Of course, governments couldn't do this forever. The high inflation of the 1970s was replaced by the high real interest rates of the 1980s as markets became a lot wiser. No longer were they prepared to deposit their savings with governments that had, for too long, placed short-term political expediency ahead of the longer-term interests of savers. Governments were eventually forced to deliver massive fiscal consolidation year after year, associated with the Gramm-Rudman Act in the US, the Medium Term Financial Strategy in the UK and, later on, the Maastricht treaty in the eurozone.

Lenders now felt a lot safer. With fiscal consolidation and the arrival of independent central banks, the risk of losing your financial shirt appeared to have fallen. Now, we could believe that a loan would not be frittered away on a ludicrous public sector venture but, instead, be subject to the rigours that, previously, had applied only to the private sector.

Or so we all thought. Governments and policymakers may have finally learnt to respect their domestic savers but it is a lot less obvious that they have done the same for others. With the growth of international capital markets, governments now have a responsibility that transcends borders. Of course, governments can choose to ignore those responsibilities - after all, it's only nationals who vote in elections - but, by doing so, there will eventually be a market reaction.

The dollar's vulnerability at the moment is, perhaps, only the first sign of that market reaction. But it seems to me that, over time, the US may end up being in the same degree of trouble that comes from persistently misleading your bank manager: when the foreign creditors find out what has been going on, they will be a lot less inclined to lend to the US.

There are two reasons for lending to the United States. The first is that you expect returns there to be higher than elsewhere. When the new economy was all the rage in the late 1990s, money flooded into the US precisely on this basis. The second is that you believe that the US dollar represents a useful store of value, better than other currencies. Why might you think this? Because, ultimately, the dollar is the world's reserve currency.

Asian central banks know this. Their reserves are held mostly in dollars. Middle Eastern oil producers know this because their oil is priced in dollars. Latin American commodity producers know this because their raw materials are sold in dollars.

Rightly or wrongly, people basically trust the dollar. America's capital markets are deep and liquid. America has been a model of economic transparency and of generally good corporate governance over the years. People are happy to hold dollars because, of all the currencies in the world, it seems to be the one best able to provide longer-term security. It is, if you like, the nearest paper equivalent to gold.

It is precisely because of this trust that the US can get away with behaviour that other countries can only dream about. If your bank manager trusts you to invest the loan in a business, it doesn't really matter too much in the short term whether that trust is justified.

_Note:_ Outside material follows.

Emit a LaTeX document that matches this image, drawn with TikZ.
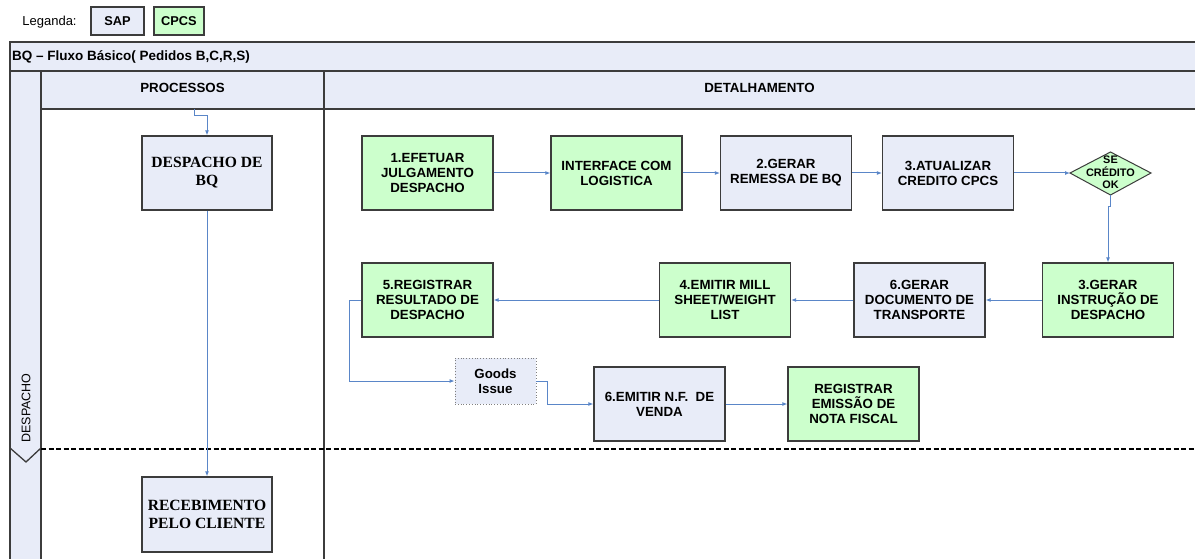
\documentclass[tikz,border=0pt]{standalone}
\usepackage{fontspec}
\setmainfont{Liberation Sans}
\newfontfamily\boxserif{Liberation Serif}
\usetikzlibrary{arrows.meta}
\definecolor{sapfill}{HTML}{E8ECF8}
\definecolor{cpcsfill}{HTML}{CCFFCC}
\definecolor{edge}{HTML}{3C3C3C}
\definecolor{flowc}{HTML}{5A86C8}
\begin{document}
\begin{tikzpicture}[x=1pt,y=-1pt,
  box/.style={draw=edge, line width=1.2pt, inner sep=0pt, align=center,
    minimum width=131pt, minimum height=74pt,
    font=\fontsize{13.3}{15}\selectfont\bfseries},
  sap/.style={box, fill=sapfill},
  cpcs/.style={box, fill=cpcsfill},
  proc/.style={sap, minimum width=130pt, font=\boxserif\fontsize{15.6}{18}\selectfont\bfseries},
  flow/.style={draw=flowc, line width=1pt, -{Latex[length=5pt,width=4pt]}},
  frameline/.style={draw=edge, line width=1.3pt},
  hdr/.style={font=\fontsize{13.3}{15}\selectfont\bfseries, inner sep=0pt}]

\useasboundingbox (0,0) rectangle (1195,559);
\fill[white] (0,0) rectangle (1195,559);

% legend
\node[font=\fontsize{13}{15}\selectfont, inner sep=0pt] (leg) at (49.5,22) {Leganda:};
\node[sap, minimum width=53pt, minimum height=28pt, font=\fontsize{12.8}{14}\selectfont\bfseries] (legsap) at (117.5,21) {SAP};
\node[cpcs, minimum width=50pt, minimum height=28pt, font=\fontsize{12.8}{14}\selectfont\bfseries] (legcpcs) at (179,21) {CPCS};

% pool frame and header bands
\fill[sapfill] (10,42) rectangle (1195,109);
\fill[sapfill] (10,71) rectangle (41,559);
\draw[frameline] (1195,42) -- (10,42) -- (10,559);
\draw[frameline] (10,71) -- (1195,71);
\draw[frameline] (41,109) -- (1195,109);
\draw[frameline] (41,71) -- (41,559);
\draw[frameline] (324,71) -- (324,559);

\node[hdr, font=\fontsize{13.5}{15}\selectfont\bfseries, anchor=west] (title) at (12,57) {BQ -- Fluxo Básico( Pedidos B,C,R,S)};
\node[hdr] (hproc) at (182.5,88) {PROCESSOS};
\node[hdr] (hdet) at (759.5,88) {DETALHAMENTO};

% lane label and separator
\node[font=\fontsize{12.5}{14}\selectfont, rotate=90, inner sep=0pt] (lane) at (26,408) {DESPACHO};
\draw[frameline] (10,448) -- (26,462) -- (41,448);
\draw[line width=2.2pt, dash pattern=on 5pt off 2.5pt] (41,449) -- (1195,449);

% process column
\node[proc] (p1) at (207,173) {DESPACHO DE\\BQ};
\node[proc, minimum height=75pt] (p2) at (207,514.5) {RECEBIMENTO\\PELO CLIENTE};
\coordinate (pin) at (194,109);
\draw[flow] (pin) -- ++(0,7) -| (p1.north);
\draw[flow] (p1.south) -- (p2.north);

% detail: first row
\node[cpcs] (b1) at (427.5,173) {1.EFETUAR\\JULGAMENTO\\DESPACHO};
\node[cpcs] (b2) at (616.5,173) {INTERFACE COM\\LOGISTICA};
\node[sap] (b3) at (786,173) {2.GERAR\\REMESSA DE BQ};
\node[sap] (b4) at (948,173) {3.ATUALIZAR\\CREDITO CPCS};
\coordinate (dL) at (1070,173);
\coordinate (dT) at (1110.5,152);
\coordinate (dR) at (1151,173);
\coordinate (dB) at (1110.5,195);
\fill[cpcsfill, draw=edge, line width=1pt] (dL) -- (dT) -- (dR) -- (dB) -- cycle;
\node[font=\fontsize{10.9}{12.5}\selectfont\bfseries, align=center, inner sep=0pt] (dtext) at (1110.5,172.5) {SE\\CRÉDITO\\OK};

\draw[flow] (b1.east) -- (b2.west);
\draw[flow] (b2.east) -- (b3.west);
\draw[flow] (b3.east) -- (b4.west);
\draw[flow] (b4.east) -- (dL);

% detail: second row
\node[cpcs] (c1) at (1108,300) {3.GERAR\\INSTRUÇÃO DE\\DESPACHO};
\node[sap] (c2) at (919.5,300) {6.GERAR\\DOCUMENTO DE\\TRANSPORTE};
\node[cpcs] (c3) at (725,300) {4.EMITIR MILL\\SHEET/WEIGHT\\LIST};
\node[cpcs] (c4) at (427.5,300) {5.REGISTRAR\\RESULTADO DE\\DESPACHO};

\draw[flow] (dB) -- ++(0,12) -| (c1.north);
\draw[flow] (c1.west) -- (c2.east);
\draw[flow] (c2.west) -- (c3.east);
\draw[flow] (c3.west) -- (c4.east);

% detail: third row
\node[box, fill=sapfill, draw=gray, line width=0.8pt, dotted, minimum width=81pt, minimum height=46pt] (gi) at (495.5,381) {Goods\\Issue};
\node[sap] (d1) at (659.5,404) {6.EMITIR N.F.~~DE\\VENDA};
\node[cpcs] (d2) at (853.5,404) {REGISTRAR\\EMISSÃO DE\\NOTA FISCAL};

\draw[flow] (c4.west) -- ++(-12,0) |- (gi.west);
\draw[flow] (gi.east) -- ++(11,0) |- (d1.west);
\draw[flow] (d1.east) -- (d2.west);

\end{tikzpicture}
\end{document}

And, if you can get away with spending the money on some consumer frippery on one occasion, you might just do it again and again.

That's what the US has been doing over the past few years, building up more and more foreign liabilities without fully investing the money in productive assets. Too many skiing holidays, if you like, at the expense of productive investment.

This, however, is an abuse of America's reserve currency status not too dissimilar to the excess government borrowing and inflation of the 1970s. The difference, this time around, is that the immediate victims are not America's direct responsibility: they are the foreign creditors who placed their trust in the dollar when nothing else seemed particularly attractive.

This abuse of trust can cause lasting damage. At the beginning of the 20th century, sterling, not the dollar, was the world's reserve currency. But as the century progressed, so sterling lost its status, hit by Britain's relative economic decline, the burdens of two world wars and an apparent inability to deliver price stability in the late 1960s and early 1970s.

No currency has a God-given right to maintain its reserve status forever. Countries have to work hard to hold that position. A failure to do so implies a loss of trust, a downgrading of status by international investors, reducing a country's ability to access global capital markets, thereby increasing the cost of borrowing.

Up until now, the US has had very little to worry about because no other currency could offer the same liquidity, depth of capital markets and trust that the dollar provided. That may no longer be the case. The euro is an interesting alternative unit of account and store of value. And maybe in time Asian currencies will be also, perhaps leading to the formation of an Asian currency bloc.

So why stick with the dollar? Take a look at the charts. They show the price of gold and the price of non-precious metals over the past 10 years using both dollars and euros. Whichever way you look at it, the euro has provided the more stable benchmark. Perhaps, therefore, the euro provides ultimately a better store of value for international transactions. If so, the ultimate cost of America's persistent visits to the bank manager could prove to be a lot higher than the majority of Americans recognise.